- [DESCRIPTION OF THE TASK]: Copy all of the material word for word, except for the pictures.

- [DATA PROVIDED]:
━━━━
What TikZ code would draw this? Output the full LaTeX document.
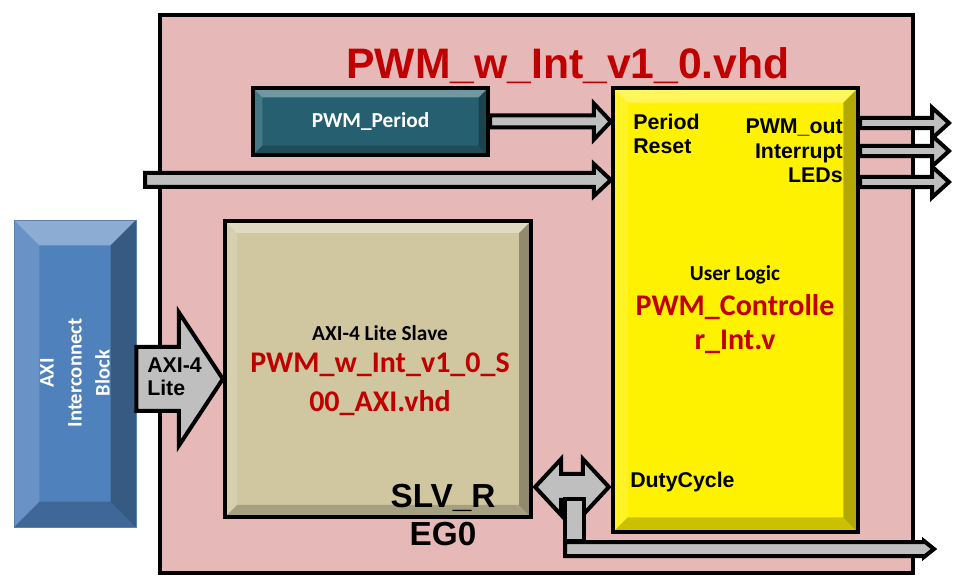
\documentclass[tikz,border=0pt]{standalone}
\usepackage{fontspec}
\newfontfamily\arialfont{Liberation Sans}
\newfontfamily\califont{Carlito}
\usetikzlibrary{fit,calc}
\definecolor{pinkbg}{HTML}{E6B8B7}
\definecolor{darkred}{HTML}{C00000}
\definecolor{tealbox}{RGB}{38,96,112}
\definecolor{tanbox}{RGB}{208,199,160}
\definecolor{bluebox}{HTML}{4F81BD}
\definecolor{arrgray}{HTML}{BFBFBF}
\tikzset{
 bevel/.style={path picture={
   \fill[white,opacity=.35] (path picture bounding box.north west) -- (path picture bounding box.north east) -- ([shift={(-#1,-#1)}]path picture bounding box.north east) -- ([shift={(#1,-#1)}]path picture bounding box.north west) -- cycle;
   \fill[white,opacity=.15] (path picture bounding box.north west) -- ([shift={(#1,-#1)}]path picture bounding box.north west) -- ([shift={(#1,#1)}]path picture bounding box.south west) -- (path picture bounding box.south west) -- cycle;
   \fill[black,opacity=.3] (path picture bounding box.north east) -- ([shift={(-#1,-#1)}]path picture bounding box.north east) -- ([shift={(-#1,#1)}]path picture bounding box.south east) -- (path picture bounding box.south east) -- cycle;
   \fill[black,opacity=.2] (path picture bounding box.south west) -- ([shift={(#1,#1)}]path picture bounding box.south west) -- ([shift={(-#1,#1)}]path picture bounding box.south east) -- (path picture bounding box.south east) -- cycle;
 }},
 box/.style={inner sep=0pt, draw=black, line width=3.2pt},
 barrow/.style={fill=arrgray, draw=black, line width=3pt, line join=miter},
 lab/.style={font=\arialfont\bfseries\fontsize{16}{18.4}\selectfont, inner sep=0pt},
 clab/.style={font=\califont\bfseries\fontsize{16}{19}\selectfont, inner sep=0pt},
 redlab/.style={text=darkred, align=center, inner sep=0pt},
}
% #2 start, #3 end, #4 half shaft, #5 half head, #6 head length
\newcommand\harrow[6][]{%
 \draw[barrow,#1] let \p1=#2, \p2=#3 in
  (\x1,\y1+#4) -- (\x2-#6,\y1+#4) -- (\x2-#6,\y1+#5) -- (\x2,\y1)
  -- (\x2-#6,\y1-#5) -- (\x2-#6,\y1-#4) -- (\x1,\y1-#4) -- cycle;}
\begin{document}
\begin{tikzpicture}[x=0.75pt,y=-0.75pt]
\useasboundingbox (0,0) rectangle (953,580);
% outer module
\node[box, fill=pinkbg, fit={(160,15) (913,573)}] (outer) {};
\node[font=\arialfont\bfseries\fontsize{32}{36}\selectfont, text=darkred, inner sep=0pt] (title) at (568,66) {PWM\_w\_Int\_v1\_0.vhd};
% blocks
\node[box, fill=tealbox, bevel=7pt, fit={(253,88) (488,155)}] (per) {};
\node[clab, text=white] at (per.center) {PWM\_Period};
\node[box, fill=yellow, bevel=11pt, fit={(613,88) (858,532)}] (ylw) {};
\node[box, fill=tanbox, bevel=9pt, fit={(225,221) (531,517)}] (tan) {};
\node[inner sep=0pt, draw=bluebox!70!gray, line width=0.6pt, fill=bluebox, bevel=19pt, fit={(14,220) (136,527)}] (axi) {};
\node[font=\califont\bfseries\fontsize{15.5}{21}\selectfont, text=white, align=center, rotate=90, inner sep=0pt] at (75,373) {AXI\\Interconnect\\Block};
% coordinates for arrows
\coordinate (lin) at (145,180);
\coordinate (o1) at (949,123);
\coordinate (o2) at (949,151);
\coordinate (o3) at (949,182);
\coordinate (ax) at (136,379);
\coordinate (dy) at (560,487);
\coordinate (bo) at (934,549);
% arrows into user logic
\harrow{(per.east)}{(ylw.west |- per.east)}{4.5pt}{13.5pt}{12.75pt}
\harrow{(lin)}{(ylw.west |- lin)}{5.25pt}{12pt}{12.75pt}
% outputs
\harrow{(ylw.east |- o1)}{(o1)}{3.9pt}{11.6pt}{12.75pt}
\harrow{(ylw.east |- o2)}{(o2)}{3.9pt}{11.6pt}{12.75pt}
\harrow{(ylw.east |- o3)}{(o3)}{3.9pt}{11.6pt}{12.75pt}
% AXI-4 Lite arrow
\harrow{(axi.east |- ax)}{(tan.west |- ax)}{24pt}{50pt}{33pt}
% double arrow slave <-> user logic
\draw[barrow] let \p1=(tan.east |- dy), \p2=(ylw.west |- dy) in
  (\x1+1.5pt,\y1) -- (\x1+21pt,\y1+21pt) -- (\x1+21pt,\y1+9.75pt) -- (\x2-21pt,\y1+9.75pt)
  -- (\x2-21pt,\y1+21pt) -- (\x2-1.5pt,\y1) -- (\x2-21pt,\y1-21pt) -- (\x2-21pt,\y1-9.75pt)
  -- (\x1+21pt,\y1-9.75pt) -- (\x1+21pt,\y1-21pt) -- cycle;
\draw[barrow] (565,499) rectangle (584,541);
\harrow{(565,549)}{(bo)}{5.25pt}{6pt}{7.5pt}
% labels
\node[lab, anchor=west, align=left] (prl) at (633,134) {Period\\Reset};
\node[lab, anchor=east, align=right] (pol) at (843,151) {PWM\_out\\Interrupt\\LEDs};
\node[lab, anchor=west] (dcl) at (630,482) {DutyCycle};
\node[lab, anchor=west, align=left, font=\arialfont\bfseries\fontsize{16}{17.25}\selectfont] (axl) at (147,377) {AXI-4\\Lite};
\node[clab] (ul) at (735,275) {User Logic};
\node[redlab, font=\califont\bfseries\fontsize{22.5}{25.5}\selectfont] (ulf) at (735,324) {PWM\_Controlle\\r\_Int.v};
\node[clab] (sl) at (380,333) {AXI-4 Lite Slave};
\node[redlab, font=\califont\bfseries\fontsize{22.5}{29.25}\selectfont] (slf) at (380,384) {PWM\_w\_Int\_v1\_0\_S\\00\_AXI.vhd};
\node[align=center, inner sep=0pt, font=\arialfont\bfseries\fontsize{25}{29}\selectfont] (reg) at (443,515) {SLV\_R\\EG0};
\end{tikzpicture}
\end{document}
━━━━
- [REPLY]:
What TikZ code would draw this? Output the full LaTeX document.
\documentclass[tikz,border=0pt]{standalone}
\usepackage{fontspec}
\newfontfamily\arialfont{Liberation Sans}
\newfontfamily\califont{Carlito}
\usetikzlibrary{fit,calc}
\definecolor{pinkbg}{HTML}{E6B8B7}
\definecolor{darkred}{HTML}{C00000}
\definecolor{tealbox}{RGB}{38,96,112}
\definecolor{tanbox}{RGB}{208,199,160}
\definecolor{bluebox}{HTML}{4F81BD}
\definecolor{arrgray}{HTML}{BFBFBF}
\tikzset{
 bevel/.style={path picture={
   \fill[white,opacity=.35] (path picture bounding box.north west) -- (path picture bounding box.north east) -- ([shift={(-#1,-#1)}]path picture bounding box.north east) -- ([shift={(#1,-#1)}]path picture bounding box.north west) -- cycle;
   \fill[white,opacity=.15] (path picture bounding box.north west) -- ([shift={(#1,-#1)}]path picture bounding box.north west) -- ([shift={(#1,#1)}]path picture bounding box.south west) -- (path picture bounding box.south west) -- cycle;
   \fill[black,opacity=.3] (path picture bounding box.north east) -- ([shift={(-#1,-#1)}]path picture bounding box.north east) -- ([shift={(-#1,#1)}]path picture bounding box.south east) -- (path picture bounding box.south east) -- cycle;
   \fill[black,opacity=.2] (path picture bounding box.south west) -- ([shift={(#1,#1)}]path picture bounding box.south west) -- ([shift={(-#1,#1)}]path picture bounding box.south east) -- (path picture bounding box.south east) -- cycle;
 }},
 box/.style={inner sep=0pt, draw=black, line width=3.2pt},
 barrow/.style={fill=arrgray, draw=black, line width=3pt, line join=miter},
 lab/.style={font=\arialfont\bfseries\fontsize{16}{18.4}\selectfont, inner sep=0pt},
 clab/.style={font=\califont\bfseries\fontsize{16}{19}\selectfont, inner sep=0pt},
 redlab/.style={text=darkred, align=center, inner sep=0pt},
}
% #2 start, #3 end, #4 half shaft, #5 half head, #6 head length
\newcommand\harrow[6][]{%
 \draw[barrow,#1] let \p1=#2, \p2=#3 in
  (\x1,\y1+#4) -- (\x2-#6,\y1+#4) -- (\x2-#6,\y1+#5) -- (\x2,\y1)
  -- (\x2-#6,\y1-#5) -- (\x2-#6,\y1-#4) -- (\x1,\y1-#4) -- cycle;}
\begin{document}
\begin{tikzpicture}[x=0.75pt,y=-0.75pt]
\useasboundingbox (0,0) rectangle (953,580);
% outer module
\node[box, fill=pinkbg, fit={(160,15) (913,573)}] (outer) {};
\node[font=\arialfont\bfseries\fontsize{32}{36}\selectfont, text=darkred, inner sep=0pt] (title) at (568,66) {PWM\_w\_Int\_v1\_0.vhd};
% blocks
\node[box, fill=tealbox, bevel=7pt, fit={(253,88) (488,155)}] (per) {};
\node[clab, text=white] at (per.center) {PWM\_Period};
\node[box, fill=yellow, bevel=11pt, fit={(613,88) (858,532)}] (ylw) {};
\node[box, fill=tanbox, bevel=9pt, fit={(225,221) (531,517)}] (tan) {};
\node[inner sep=0pt, draw=bluebox!70!gray, line width=0.6pt, fill=bluebox, bevel=19pt, fit={(14,220) (136,527)}] (axi) {};
\node[font=\califont\bfseries\fontsize{15.5}{21}\selectfont, text=white, align=center, rotate=90, inner sep=0pt] at (75,373) {AXI\\Interconnect\\Block};
% coordinates for arrows
\coordinate (lin) at (145,180);
\coordinate (o1) at (949,123);
\coordinate (o2) at (949,151);
\coordinate (o3) at (949,182);
\coordinate (ax) at (136,379);
\coordinate (dy) at (560,487);
\coordinate (bo) at (934,549);
% arrows into user logic
\harrow{(per.east)}{(ylw.west |- per.east)}{4.5pt}{13.5pt}{12.75pt}
\harrow{(lin)}{(ylw.west |- lin)}{5.25pt}{12pt}{12.75pt}
% outputs
\harrow{(ylw.east |- o1)}{(o1)}{3.9pt}{11.6pt}{12.75pt}
\harrow{(ylw.east |- o2)}{(o2)}{3.9pt}{11.6pt}{12.75pt}
\harrow{(ylw.east |- o3)}{(o3)}{3.9pt}{11.6pt}{12.75pt}
% AXI-4 Lite arrow
\harrow{(axi.east |- ax)}{(tan.west |- ax)}{24pt}{50pt}{33pt}
% double arrow slave <-> user logic
\draw[barrow] let \p1=(tan.east |- dy), \p2=(ylw.west |- dy) in
  (\x1+1.5pt,\y1) -- (\x1+21pt,\y1+21pt) -- (\x1+21pt,\y1+9.75pt) -- (\x2-21pt,\y1+9.75pt)
  -- (\x2-21pt,\y1+21pt) -- (\x2-1.5pt,\y1) -- (\x2-21pt,\y1-21pt) -- (\x2-21pt,\y1-9.75pt)
  -- (\x1+21pt,\y1-9.75pt) -- (\x1+21pt,\y1-21pt) -- cycle;
\draw[barrow] (565,499) rectangle (584,541);
\harrow{(565,549)}{(bo)}{5.25pt}{6pt}{7.5pt}
% labels
\node[lab, anchor=west, align=left] (prl) at (633,134) {Period\\Reset};
\node[lab, anchor=east, align=right] (pol) at (843,151) {PWM\_out\\Interrupt\\LEDs};
\node[lab, anchor=west] (dcl) at (630,482) {DutyCycle};
\node[lab, anchor=west, align=left, font=\arialfont\bfseries\fontsize{16}{17.25}\selectfont] (axl) at (147,377) {AXI-4\\Lite};
\node[clab] (ul) at (735,275) {User Logic};
\node[redlab, font=\califont\bfseries\fontsize{22.5}{25.5}\selectfont] (ulf) at (735,324) {PWM\_Controlle\\r\_Int.v};
\node[clab] (sl) at (380,333) {AXI-4 Lite Slave};
\node[redlab, font=\califont\bfseries\fontsize{22.5}{29.25}\selectfont] (slf) at (380,384) {PWM\_w\_Int\_v1\_0\_S\\00\_AXI.vhd};
\node[align=center, inner sep=0pt, font=\arialfont\bfseries\fontsize{25}{29}\selectfont] (reg) at (443,515) {SLV\_R\\EG0};
\end{tikzpicture}
\end{document}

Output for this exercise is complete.